The average scores for the SEC immediately grab attention as the conference overwhelmingly has the largest actual and expected point difference. This makes sense as the SEC contained the National Champion (Georgia), as well as the runner up (Alabama). Additionally, the top of the SEC competes nationally, but there is a steep decline in quality as you reach the bottom of the conference, meaning that when beter teams play worse teams, there will be a very large point difference. We do not see a similar trend for the other Power 5 conferences. The Pac 12 and Big 10 have an average predicted point difference, but a below average actual point difference. This follows for both the conferences, as the Pac 12 had a down year with no stand out teams competeing on the National Stage. The Big 10 is generally not known for its offensive play so it makes sense that Big 10 teams would not be favored by a lot or win by a lot.

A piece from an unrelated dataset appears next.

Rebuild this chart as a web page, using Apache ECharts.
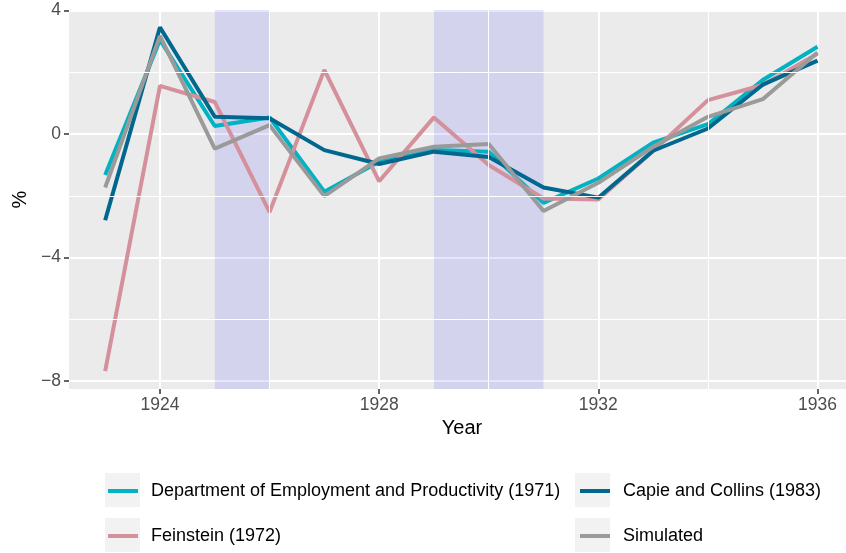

The Sun Belt and the Mountain West exhibit some interesting trends from the Group of 5. The difference in Sun Belt games was considerably larger than the average spread, with the Mountain West showing the opposite. this could be due to the fact that Vegas was over estimating Mountain West teams, and underestimating Sun Belt teams. More in depth analysis would need to be done to see if this theory holds true. Overall, the rest of the conferences had similar average point differences and spreads.